I will reflect on the noble Lord’s point on the whole business of the balance between the High Court application and judicial review—and, if I may, I shall write to him about it, because he raises a lot of detailed questions, particularly on the question of legal aid, and suchlike.
I thank the Minister for that. Until he made the comment about writing to me, I was going to ask him whether, if somebody considered a public spaces protection order to be unreasonable in any way at all, the Minister would say that they should pursue it under Clause 62 or do it through other legal channels. I gather that that is one issue that the Minister is going to consider and write on.

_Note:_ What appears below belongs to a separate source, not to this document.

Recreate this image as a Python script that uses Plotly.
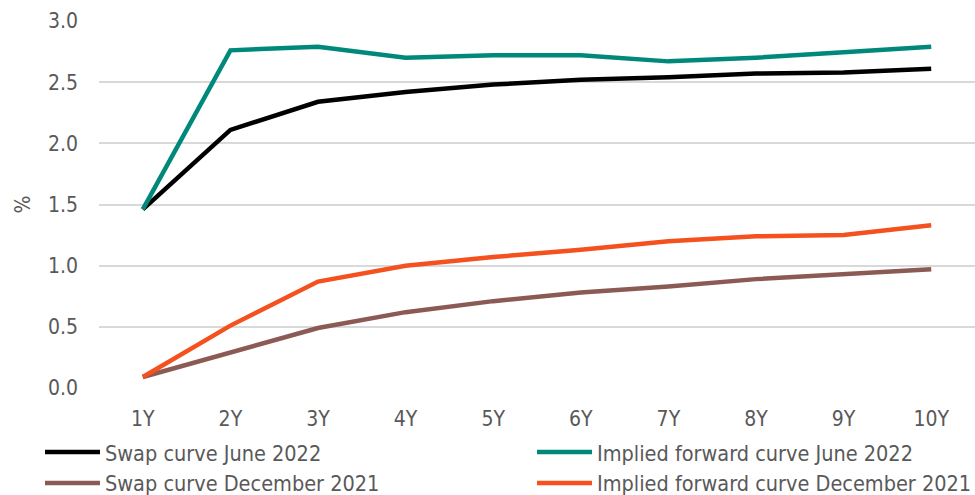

I certainly give that commitment. The noble Lord, Lord Rosser, also asked how long it would take to get an appeal heard. As he will know, that is a matter for the courts having regard to a number of factors, including the urgency of the case. He also asked how quickly a PSPO could be made; each one must be made following the requirements of the Bill, especially the consultation requirement. This will take different times in different circumstances; what is appropriate will include an assessment of the need for immediate and urgent action if this is the case. I have said already that the High Court can suspend a PSPO pending the outcome of the challenge under Clause 62, so I hope that the noble Lord will accept that. There was a lot of detail in his questions, which I think that only correspondence will be able to settle.
Does the Minister accept my interpretation of what the Bill says or not? It is an individual who has to take the case there—presumably, they must use professional lawyers and, presumably, there is a cost involved. Presumably, they have to feel sufficiently confident to take a case to the High Court, if it is the case that an individual has to take it and an organisation cannot take it on their behalf.
I have made it clear that this does not pre-empt the judicial review route, if that is considered preferable by the individual.
Then I come back to the point to which I know the Minister will respond. Is this the key clause for dealing with the belief that a public spaces protection order is unreasonable or unfair, or is judicial review the appropriate channel? The question that has just been raised goes to the heart of whether it is Clause 62 or judicial review, which is obviously not covered in the Bill. I hope that the Minister will clear up what the Government’s intentions are when he writes.